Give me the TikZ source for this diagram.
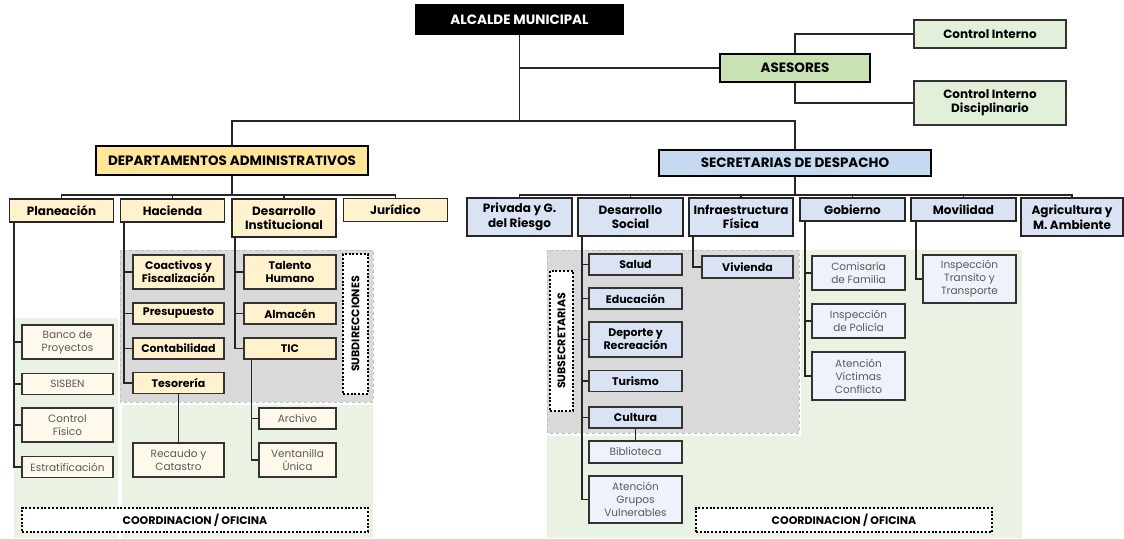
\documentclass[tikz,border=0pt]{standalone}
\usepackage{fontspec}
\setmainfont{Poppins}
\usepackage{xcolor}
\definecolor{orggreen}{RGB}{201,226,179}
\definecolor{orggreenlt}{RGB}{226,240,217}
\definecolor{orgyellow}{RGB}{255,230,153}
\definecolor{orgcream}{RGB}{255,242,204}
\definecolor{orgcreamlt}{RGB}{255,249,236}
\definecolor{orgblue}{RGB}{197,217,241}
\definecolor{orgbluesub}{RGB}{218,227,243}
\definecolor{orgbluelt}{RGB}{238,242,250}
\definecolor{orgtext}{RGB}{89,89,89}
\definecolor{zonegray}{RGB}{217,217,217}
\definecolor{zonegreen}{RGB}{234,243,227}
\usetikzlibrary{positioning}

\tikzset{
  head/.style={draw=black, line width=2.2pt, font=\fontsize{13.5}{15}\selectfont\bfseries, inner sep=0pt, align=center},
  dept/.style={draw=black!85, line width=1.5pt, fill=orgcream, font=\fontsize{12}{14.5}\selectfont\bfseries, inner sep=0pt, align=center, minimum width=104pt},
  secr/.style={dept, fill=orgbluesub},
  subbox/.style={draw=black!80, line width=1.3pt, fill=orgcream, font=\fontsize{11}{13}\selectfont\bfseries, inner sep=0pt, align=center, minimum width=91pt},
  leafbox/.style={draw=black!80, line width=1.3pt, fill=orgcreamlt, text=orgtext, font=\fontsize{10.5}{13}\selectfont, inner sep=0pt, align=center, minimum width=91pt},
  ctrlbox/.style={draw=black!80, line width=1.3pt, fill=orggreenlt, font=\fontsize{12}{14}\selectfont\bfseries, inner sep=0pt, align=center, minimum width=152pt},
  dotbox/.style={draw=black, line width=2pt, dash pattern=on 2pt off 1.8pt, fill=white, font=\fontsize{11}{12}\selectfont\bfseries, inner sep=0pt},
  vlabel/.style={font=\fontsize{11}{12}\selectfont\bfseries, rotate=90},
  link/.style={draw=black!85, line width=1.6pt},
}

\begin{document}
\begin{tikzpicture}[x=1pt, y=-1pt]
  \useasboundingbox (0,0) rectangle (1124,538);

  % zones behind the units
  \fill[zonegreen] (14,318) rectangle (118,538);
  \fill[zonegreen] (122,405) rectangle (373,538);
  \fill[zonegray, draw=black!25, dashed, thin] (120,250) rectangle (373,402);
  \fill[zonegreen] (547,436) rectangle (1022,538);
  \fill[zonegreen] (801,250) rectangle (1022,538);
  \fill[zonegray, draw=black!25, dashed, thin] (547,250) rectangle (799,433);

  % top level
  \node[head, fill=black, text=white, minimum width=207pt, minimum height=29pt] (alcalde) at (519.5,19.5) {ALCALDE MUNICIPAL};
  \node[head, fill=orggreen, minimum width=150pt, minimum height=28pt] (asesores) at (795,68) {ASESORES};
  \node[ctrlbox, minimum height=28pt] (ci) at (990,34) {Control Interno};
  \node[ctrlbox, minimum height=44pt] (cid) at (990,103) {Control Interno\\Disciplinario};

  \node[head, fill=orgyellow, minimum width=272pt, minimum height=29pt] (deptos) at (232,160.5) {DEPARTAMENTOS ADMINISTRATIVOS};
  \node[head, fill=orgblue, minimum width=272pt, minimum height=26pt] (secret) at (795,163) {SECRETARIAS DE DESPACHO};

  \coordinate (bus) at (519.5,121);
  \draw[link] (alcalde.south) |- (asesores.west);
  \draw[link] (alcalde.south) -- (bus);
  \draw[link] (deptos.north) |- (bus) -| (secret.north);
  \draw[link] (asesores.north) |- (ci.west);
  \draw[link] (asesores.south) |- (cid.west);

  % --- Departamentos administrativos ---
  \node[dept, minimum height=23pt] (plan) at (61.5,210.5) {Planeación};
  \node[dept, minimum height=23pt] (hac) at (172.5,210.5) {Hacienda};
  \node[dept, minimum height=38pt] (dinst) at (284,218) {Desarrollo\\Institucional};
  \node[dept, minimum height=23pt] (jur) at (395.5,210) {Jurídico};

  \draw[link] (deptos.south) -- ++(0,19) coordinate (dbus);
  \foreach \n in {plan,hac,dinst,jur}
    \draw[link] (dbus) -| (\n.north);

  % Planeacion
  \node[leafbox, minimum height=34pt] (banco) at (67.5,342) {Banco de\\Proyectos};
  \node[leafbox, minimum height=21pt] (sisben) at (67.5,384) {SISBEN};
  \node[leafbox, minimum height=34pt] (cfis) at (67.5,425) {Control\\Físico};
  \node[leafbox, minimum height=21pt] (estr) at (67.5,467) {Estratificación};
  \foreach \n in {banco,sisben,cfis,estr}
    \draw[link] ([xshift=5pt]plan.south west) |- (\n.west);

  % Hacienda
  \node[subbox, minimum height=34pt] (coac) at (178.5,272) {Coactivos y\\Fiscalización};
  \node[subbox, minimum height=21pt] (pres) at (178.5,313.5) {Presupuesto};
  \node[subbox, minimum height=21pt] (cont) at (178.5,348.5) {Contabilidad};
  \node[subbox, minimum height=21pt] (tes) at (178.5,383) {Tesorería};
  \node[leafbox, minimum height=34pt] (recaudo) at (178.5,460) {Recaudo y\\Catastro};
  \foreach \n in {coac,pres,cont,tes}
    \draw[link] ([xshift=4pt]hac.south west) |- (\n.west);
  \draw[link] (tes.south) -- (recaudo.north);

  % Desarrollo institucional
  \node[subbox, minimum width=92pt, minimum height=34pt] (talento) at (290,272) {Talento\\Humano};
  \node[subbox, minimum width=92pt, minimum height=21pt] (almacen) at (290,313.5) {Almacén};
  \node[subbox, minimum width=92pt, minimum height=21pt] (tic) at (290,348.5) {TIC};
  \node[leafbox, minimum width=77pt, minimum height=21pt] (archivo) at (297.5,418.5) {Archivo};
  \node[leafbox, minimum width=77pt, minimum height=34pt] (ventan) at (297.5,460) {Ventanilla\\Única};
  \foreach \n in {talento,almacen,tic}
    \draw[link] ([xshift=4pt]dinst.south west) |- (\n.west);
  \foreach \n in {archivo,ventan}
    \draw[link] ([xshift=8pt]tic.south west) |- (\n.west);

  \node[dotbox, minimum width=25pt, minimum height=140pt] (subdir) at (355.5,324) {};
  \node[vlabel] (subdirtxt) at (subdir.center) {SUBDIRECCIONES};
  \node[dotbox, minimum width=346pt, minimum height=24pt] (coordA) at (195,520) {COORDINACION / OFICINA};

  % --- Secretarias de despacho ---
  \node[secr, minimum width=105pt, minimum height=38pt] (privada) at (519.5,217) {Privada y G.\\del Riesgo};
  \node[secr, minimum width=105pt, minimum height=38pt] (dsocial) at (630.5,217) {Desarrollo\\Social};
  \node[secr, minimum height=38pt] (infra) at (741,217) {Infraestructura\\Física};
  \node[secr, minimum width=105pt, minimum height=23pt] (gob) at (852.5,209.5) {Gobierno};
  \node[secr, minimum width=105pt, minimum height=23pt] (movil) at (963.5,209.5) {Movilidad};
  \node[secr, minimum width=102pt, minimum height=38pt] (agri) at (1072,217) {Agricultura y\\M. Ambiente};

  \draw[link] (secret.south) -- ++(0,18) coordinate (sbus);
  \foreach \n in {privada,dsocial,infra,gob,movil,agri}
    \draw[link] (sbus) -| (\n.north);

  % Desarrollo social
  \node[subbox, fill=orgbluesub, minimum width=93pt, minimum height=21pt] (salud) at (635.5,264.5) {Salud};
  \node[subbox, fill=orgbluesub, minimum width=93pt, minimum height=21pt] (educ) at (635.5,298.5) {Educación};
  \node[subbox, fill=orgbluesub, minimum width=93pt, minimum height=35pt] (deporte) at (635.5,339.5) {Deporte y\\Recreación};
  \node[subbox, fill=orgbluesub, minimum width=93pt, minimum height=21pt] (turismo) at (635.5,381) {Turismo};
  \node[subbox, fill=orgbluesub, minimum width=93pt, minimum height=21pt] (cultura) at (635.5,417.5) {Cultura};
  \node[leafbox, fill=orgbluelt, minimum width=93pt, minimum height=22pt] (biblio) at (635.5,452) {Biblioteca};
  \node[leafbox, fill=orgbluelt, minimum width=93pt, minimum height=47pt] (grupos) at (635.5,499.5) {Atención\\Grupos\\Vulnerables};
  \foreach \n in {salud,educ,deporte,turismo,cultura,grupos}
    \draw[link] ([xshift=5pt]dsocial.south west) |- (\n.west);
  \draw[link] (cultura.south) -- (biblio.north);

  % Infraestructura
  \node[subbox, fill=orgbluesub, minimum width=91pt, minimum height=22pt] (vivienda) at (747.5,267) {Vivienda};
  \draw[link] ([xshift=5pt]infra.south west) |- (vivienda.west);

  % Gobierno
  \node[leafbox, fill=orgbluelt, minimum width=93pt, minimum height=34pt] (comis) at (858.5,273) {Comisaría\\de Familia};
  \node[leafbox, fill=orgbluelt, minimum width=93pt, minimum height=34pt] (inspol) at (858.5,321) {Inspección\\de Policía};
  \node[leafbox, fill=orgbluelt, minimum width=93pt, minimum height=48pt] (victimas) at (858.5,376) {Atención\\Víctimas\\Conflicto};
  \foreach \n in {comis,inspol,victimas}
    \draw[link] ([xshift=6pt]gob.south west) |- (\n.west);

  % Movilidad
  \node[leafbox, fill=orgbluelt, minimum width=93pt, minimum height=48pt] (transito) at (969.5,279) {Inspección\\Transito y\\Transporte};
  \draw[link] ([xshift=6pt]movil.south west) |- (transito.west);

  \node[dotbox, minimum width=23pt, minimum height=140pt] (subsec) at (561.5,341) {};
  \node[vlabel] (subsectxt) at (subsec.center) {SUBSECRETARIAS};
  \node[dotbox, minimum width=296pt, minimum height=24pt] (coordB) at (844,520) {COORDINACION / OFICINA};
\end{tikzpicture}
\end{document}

THE EXERCISE: Each line from the top of the material through the line containing "(0,0) rectangle (1124,538);" should be reproduced exactly; please drop any images.

TASK RESULT:
Give me the TikZ source for this diagram.
\documentclass[tikz,border=0pt]{standalone}
\usepackage{fontspec}
\setmainfont{Poppins}
\usepackage{xcolor}
\definecolor{orggreen}{RGB}{201,226,179}
\definecolor{orggreenlt}{RGB}{226,240,217}
\definecolor{orgyellow}{RGB}{255,230,153}
\definecolor{orgcream}{RGB}{255,242,204}
\definecolor{orgcreamlt}{RGB}{255,249,236}
\definecolor{orgblue}{RGB}{197,217,241}
\definecolor{orgbluesub}{RGB}{218,227,243}
\definecolor{orgbluelt}{RGB}{238,242,250}
\definecolor{orgtext}{RGB}{89,89,89}
\definecolor{zonegray}{RGB}{217,217,217}
\definecolor{zonegreen}{RGB}{234,243,227}
\usetikzlibrary{positioning}

\tikzset{
  head/.style={draw=black, line width=2.2pt, font=\fontsize{13.5}{15}\selectfont\bfseries, inner sep=0pt, align=center},
  dept/.style={draw=black!85, line width=1.5pt, fill=orgcream, font=\fontsize{12}{14.5}\selectfont\bfseries, inner sep=0pt, align=center, minimum width=104pt},
  secr/.style={dept, fill=orgbluesub},
  subbox/.style={draw=black!80, line width=1.3pt, fill=orgcream, font=\fontsize{11}{13}\selectfont\bfseries, inner sep=0pt, align=center, minimum width=91pt},
  leafbox/.style={draw=black!80, line width=1.3pt, fill=orgcreamlt, text=orgtext, font=\fontsize{10.5}{13}\selectfont, inner sep=0pt, align=center, minimum width=91pt},
  ctrlbox/.style={draw=black!80, line width=1.3pt, fill=orggreenlt, font=\fontsize{12}{14}\selectfont\bfseries, inner sep=0pt, align=center, minimum width=152pt},
  dotbox/.style={draw=black, line width=2pt, dash pattern=on 2pt off 1.8pt, fill=white, font=\fontsize{11}{12}\selectfont\bfseries, inner sep=0pt},
  vlabel/.style={font=\fontsize{11}{12}\selectfont\bfseries, rotate=90},
  link/.style={draw=black!85, line width=1.6pt},
}

\begin{document}
\begin{tikzpicture}[x=1pt, y=-1pt]
  \useasboundingbox (0,0) rectangle (1124,538);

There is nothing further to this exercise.